Prices also look set to be pushed up further in January after the German government was forced to scrap several other subsidies and increase taxes to help fill a €60bn hole in its budget plans left by a constitutional court ruling against its use of off-balance sheet funds.

One area where prices could rise in response to lower government subsidies is eating out, after Berlin raised the VAT rate on restaurant meals from a temporarily reduced level of 7 per cent back up to 19 per cent at the start of this year. The government also raised the carbon price, cut subsidies for agricultural diesel and increased taxes on domestic flights.

The ECB raised its benchmark deposit rate sharply over the past two years from less than zero to a record high of 4 per cent in response to the biggest surge in prices for a generation.

Swap markets are pricing in about 1.6 percentage points of rate cuts by the ECB this year, with a 60 per cent chance of cuts starting in March.

Some economists pointed to the continued decline in core inflation — which excludes more volatile energy and food prices to give a better picture of underlying price pressures — as a sign that disinflation was still on track to happen quicker than the ECB forecast.

“Today’s report overall solidified the disinflationary trends we have seen in recent months and continue to suggest downside risks to the central bank’s assumptions,” said Oliver Rakau, an economist at consultants Oxford Economics.

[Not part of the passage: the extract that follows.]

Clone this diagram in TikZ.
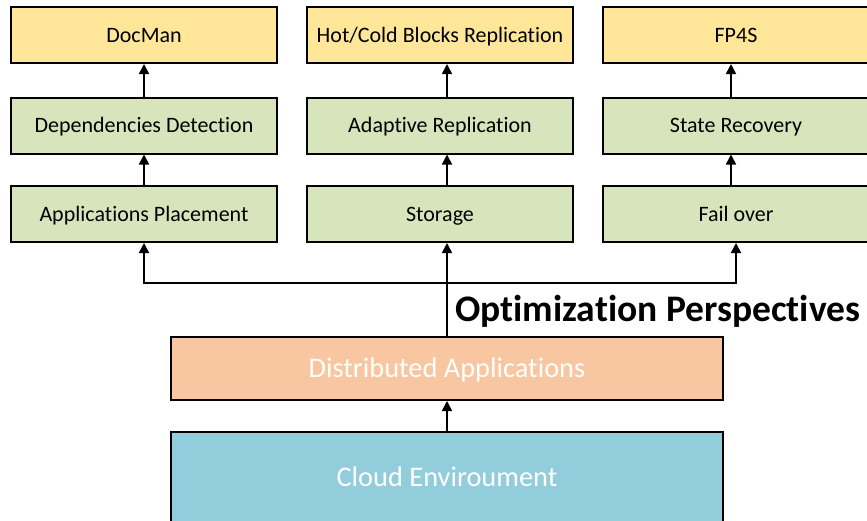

The ECB last month pushed back against speculation about imminent rate cuts, forecasting inflation in the bloc would rise from an average of 2.8 per cent in the fourth quarter of last year to 2.9 per cent in the first quarter of this year.

Isabel Schnabel, an ECB executive board member, said last month that inflation might “pick up again temporarily” and would then “gradually” drop to the ECB’s 2 per cent target by 2025, adding: “We still have some way to go.”

Almost 60 per cent of respondents in a Financial Times survey of economists last month predicted eurozone inflation would slow to the 2 per cent threshold in 2024, although some said it was likely to speed back up again from there.